Yahoo has wasted no time turning its Summly acquisition into a lure for mobile users.

The Internet company Monday introduced a new app for iPhones and iPod Touch devices that features quick story summaries delivered by Summly's natural-language algorithms and machine learning. It's available to users in the United States.

Yahoo iPhone app with photos
Images on Yahoo's new iPhone app. Yahoo

Yahoo made a splash when it acquired Summly -- reportedly for a hefty $30 million -- from teenager Nick D'Aloisio just a month ago.

D'Aloisio developed the technology behind Summly when he was just 15 and, for his schoolwork, needed a way to quickly sort scads of information on Web pages. His company attracted high-profile backers ranging from actor Ashton Kutcher to Zynga CEO Mark Pincus to Hong Kong billionaire Li Ka-shing.

Mobile is an opportunity that Yahoo CEO Marissa Mayer clearly intends to seize as the company, once virtually synonymous with the Web for many people, seeks to return to its former glory after years of turmoil in the leadership ranks and struggles to keep pace with changes in consumers' Internet habits, from social networking to the proliferation of mobile apps.

In presenting Yahoo's first-quarter earnings results last week, Meyer said that of its more than 700 million monthly users,300 million now access its services on mobile devices.
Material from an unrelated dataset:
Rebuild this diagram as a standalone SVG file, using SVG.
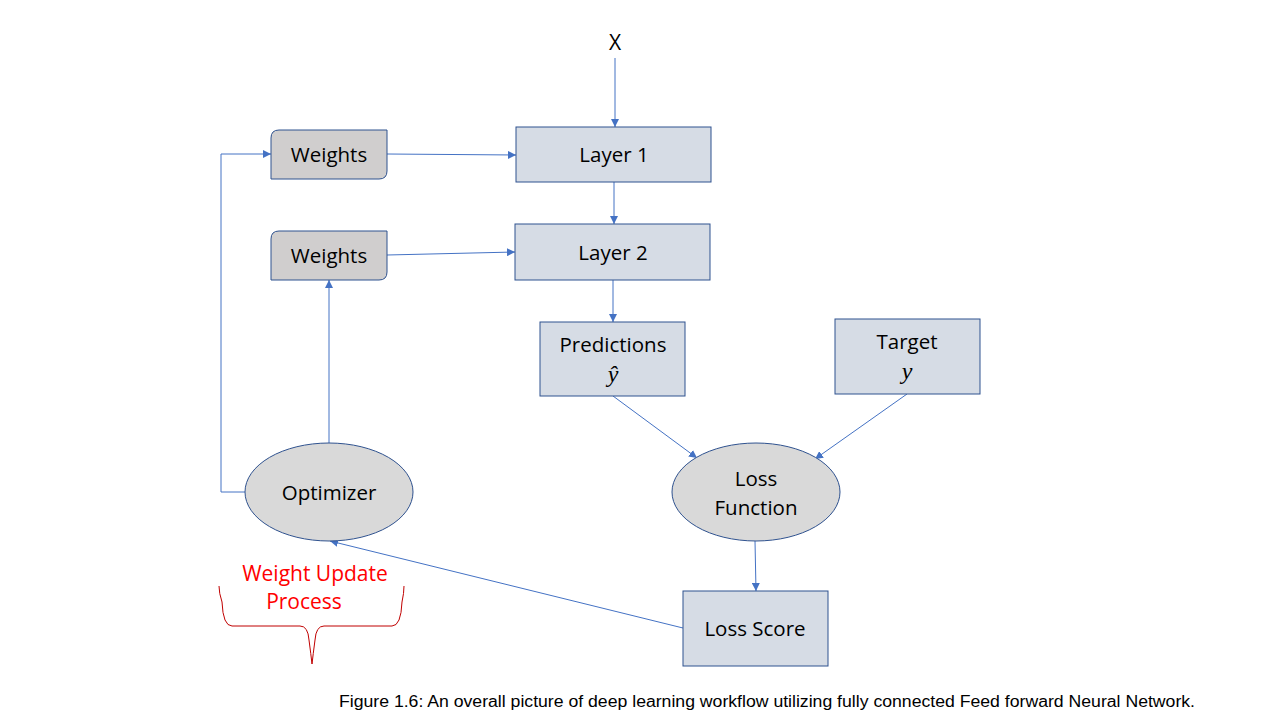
<svg xmlns="http://www.w3.org/2000/svg" width="1280" height="720" viewBox="0 0 1280 720">
<style>
.box{fill:#D6DCE5;stroke:#2F528F;stroke-width:1}
.wt{fill:#D0CECE;stroke:#2F528F;stroke-width:1}
.ell{fill:#D9D9D9;stroke:#2F528F;stroke-width:1}
.t{font-family:"Open Sans","Liberation Sans",sans-serif;font-size:20.5px;fill:#000;text-anchor:middle}
.m{font-family:"Liberation Serif",serif;font-style:italic;font-size:24px;fill:#000;text-anchor:middle}
.red{font-family:"Open Sans","Liberation Sans",sans-serif;font-size:21px;fill:#FF0000;text-anchor:middle}
.c{fill:none;stroke:#4472C4;stroke-width:1}
</style>
<defs>
<marker id="ah" viewBox="0 0 10 10" refX="10" refY="5" markerWidth="8" markerHeight="8" markerUnits="userSpaceOnUse" orient="auto">
<path d="M0,0 L10,5 L0,10 z" fill="#4472C4"/>
</marker>
</defs>
<rect width="1280" height="720" fill="#fff"/>
<g id="connectors">
<line class="c" x1="615" y1="58" x2="615" y2="127" marker-end="url(#ah)"/>
<line class="c" x1="387" y1="154" x2="516" y2="155" marker-end="url(#ah)"/>
<line class="c" x1="614" y1="182" x2="614" y2="224" marker-end="url(#ah)"/>
<line class="c" x1="387" y1="255" x2="515" y2="252" marker-end="url(#ah)"/>
<line class="c" x1="613" y1="280" x2="613" y2="322" marker-end="url(#ah)"/>
<line class="c" x1="613" y1="396" x2="697" y2="458" marker-end="url(#ah)"/>
<line class="c" x1="907" y1="394" x2="815" y2="459" marker-end="url(#ah)"/>
<line class="c" x1="755" y1="541" x2="756" y2="591" marker-end="url(#ah)"/>
<line class="c" x1="683" y1="628" x2="330" y2="541" marker-end="url(#ah)"/>
<line class="c" x1="329" y1="443" x2="329" y2="280" marker-end="url(#ah)"/>
<polyline class="c" points="245,492 221,492 221,154 271,154" marker-end="url(#ah)"/>
</g>
<g id="x-label"><text class="t" x="615" y="50" style="font-size:21px">X</text></g>
<g id="weights1">
<path class="wt" d="M279,130 H387 V171 Q387,179 379,179 H271 V138 Q271,130 279,130 Z"/>
<text class="t" x="329" y="162">Weights</text>
</g>
<g id="weights2">
<path class="wt" d="M279,231 H387 V272 Q387,280 379,280 H271 V239 Q271,231 279,231 Z"/>
<text class="t" x="329" y="263">Weights</text>
</g>
<g id="layer1">
<rect class="box" x="516" y="127" width="195" height="55"/>
<text class="t" x="614" y="162">Layer 1</text>
</g>
<g id="layer2">
<rect class="box" x="515" y="224" width="195" height="56"/>
<text class="t" x="613" y="260">Layer 2</text>
</g>
<g id="predictions">
<rect class="box" x="540" y="322" width="145" height="74"/>
<text class="t" x="613" y="352">Predictions</text>
<text class="m" x="613" y="382">ŷ</text>
</g>
<g id="target">
<rect class="box" x="835" y="319" width="145" height="75"/>
<text class="t" x="907" y="349">Target</text>
<text class="m" x="907" y="379">y</text>
</g>
<g id="loss-function">
<ellipse class="ell" cx="756" cy="492" rx="84" ry="49"/>
<text class="t" x="756" y="486">Loss</text>
<text class="t" x="756" y="515">Function</text>
</g>
<g id="optimizer">
<ellipse class="ell" cx="329" cy="492" rx="84" ry="49"/>
<text class="t" x="329" y="500">Optimizer</text>
</g>
<g id="loss-score">
<rect class="box" x="683" y="591" width="145" height="75"/>
<text class="t" x="755" y="636">Loss Score</text>
</g>
<g id="weight-update">
<text class="red" x="315" y="581">Weight Update</text>
<text class="red" x="304" y="609">Process</text>
<path d="M219,586 Q219,593 222,602 Q223,626 232,626 H300 Q308,626 309,640 Q311,655 312,664 Q313,655 315,640 Q316,626 324,626 H392 Q401,626 402,602 Q404,593 404,586" fill="none" stroke="#C00000" stroke-width="1"/>
</g>
<g id="caption">
<text x="339" y="707" font-family="Liberation Sans Narrow, Liberation Sans, sans-serif" font-size="16" textLength="856" lengthAdjust="spacingAndGlyphs" fill="#000">Figure 1.6: An overall picture of deep learning workflow utilizing fully connected Feed forward Neural Network.</text>
</g>
</svg>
She also talked of moving the company forward in a series of "sprints," the latest one meant to get Yahoo on track "building beautiful products" -- and that's just how the iPhone app was introduced today, as a quick turnaround for the Summly acquisition and as a package that was "beautifully designed with smaller screens in mind."

Yahoo's new iPhone app lets users home in on the stories they're interested in, and those choices are shared on various views of Yahoo.
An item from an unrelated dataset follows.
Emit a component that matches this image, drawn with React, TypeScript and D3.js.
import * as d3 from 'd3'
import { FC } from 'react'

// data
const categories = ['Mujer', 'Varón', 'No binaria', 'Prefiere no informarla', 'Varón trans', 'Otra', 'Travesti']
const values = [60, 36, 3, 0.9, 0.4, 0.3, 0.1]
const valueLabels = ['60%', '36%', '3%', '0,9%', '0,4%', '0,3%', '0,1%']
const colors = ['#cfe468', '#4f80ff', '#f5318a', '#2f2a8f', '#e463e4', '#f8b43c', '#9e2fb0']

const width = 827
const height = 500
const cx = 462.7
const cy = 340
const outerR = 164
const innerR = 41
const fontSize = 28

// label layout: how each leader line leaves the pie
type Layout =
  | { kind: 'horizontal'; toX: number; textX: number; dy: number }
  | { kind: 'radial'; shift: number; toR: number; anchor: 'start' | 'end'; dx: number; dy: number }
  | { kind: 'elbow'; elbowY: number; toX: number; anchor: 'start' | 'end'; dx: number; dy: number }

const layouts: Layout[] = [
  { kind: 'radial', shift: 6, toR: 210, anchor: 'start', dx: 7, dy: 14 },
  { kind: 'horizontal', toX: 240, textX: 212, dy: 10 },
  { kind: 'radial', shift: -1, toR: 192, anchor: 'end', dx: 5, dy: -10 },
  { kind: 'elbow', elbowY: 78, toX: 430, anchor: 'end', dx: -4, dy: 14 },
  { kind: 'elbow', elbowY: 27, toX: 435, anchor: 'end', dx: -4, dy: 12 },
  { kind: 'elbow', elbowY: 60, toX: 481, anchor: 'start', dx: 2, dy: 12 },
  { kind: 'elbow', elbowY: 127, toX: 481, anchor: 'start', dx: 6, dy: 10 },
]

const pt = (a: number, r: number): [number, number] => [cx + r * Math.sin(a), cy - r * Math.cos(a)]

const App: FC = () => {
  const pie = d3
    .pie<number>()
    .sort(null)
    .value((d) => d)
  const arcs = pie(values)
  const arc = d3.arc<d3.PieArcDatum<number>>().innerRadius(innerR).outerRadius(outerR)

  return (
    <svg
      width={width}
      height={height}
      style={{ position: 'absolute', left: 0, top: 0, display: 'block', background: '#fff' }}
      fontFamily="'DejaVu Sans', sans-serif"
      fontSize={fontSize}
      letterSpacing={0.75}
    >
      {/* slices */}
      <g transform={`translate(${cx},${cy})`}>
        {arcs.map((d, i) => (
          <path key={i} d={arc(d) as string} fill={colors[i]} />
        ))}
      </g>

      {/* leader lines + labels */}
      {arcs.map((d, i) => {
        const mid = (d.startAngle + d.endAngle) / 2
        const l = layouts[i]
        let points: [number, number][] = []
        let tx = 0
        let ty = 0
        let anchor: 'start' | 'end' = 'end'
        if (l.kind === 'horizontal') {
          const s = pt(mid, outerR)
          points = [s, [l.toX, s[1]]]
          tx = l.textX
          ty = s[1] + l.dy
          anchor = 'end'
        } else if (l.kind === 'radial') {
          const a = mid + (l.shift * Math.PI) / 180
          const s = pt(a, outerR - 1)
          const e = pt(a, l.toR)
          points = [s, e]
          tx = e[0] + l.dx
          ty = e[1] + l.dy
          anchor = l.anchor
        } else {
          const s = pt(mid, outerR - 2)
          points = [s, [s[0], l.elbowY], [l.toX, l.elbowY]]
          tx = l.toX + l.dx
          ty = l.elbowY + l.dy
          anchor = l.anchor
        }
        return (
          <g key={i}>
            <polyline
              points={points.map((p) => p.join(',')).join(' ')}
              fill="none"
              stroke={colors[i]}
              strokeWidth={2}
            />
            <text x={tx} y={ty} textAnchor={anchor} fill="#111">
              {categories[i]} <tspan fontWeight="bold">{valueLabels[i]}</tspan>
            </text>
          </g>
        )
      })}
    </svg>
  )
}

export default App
"Just select the types of stories you're interested in. Within each article, you can easily select more of the topics you'd like to see, and less of those you don't," Yahoo said in a press release Monday. "When you're signed into Yahoo, the choices you make are saved across screens. The more you use Yahoo!, the more relevant and interesting the experience becomes -- on mobile and desktop."

The app also delivers better video and image search, according to Yahoo.

 
Personalization on Yahoo's iPhone app.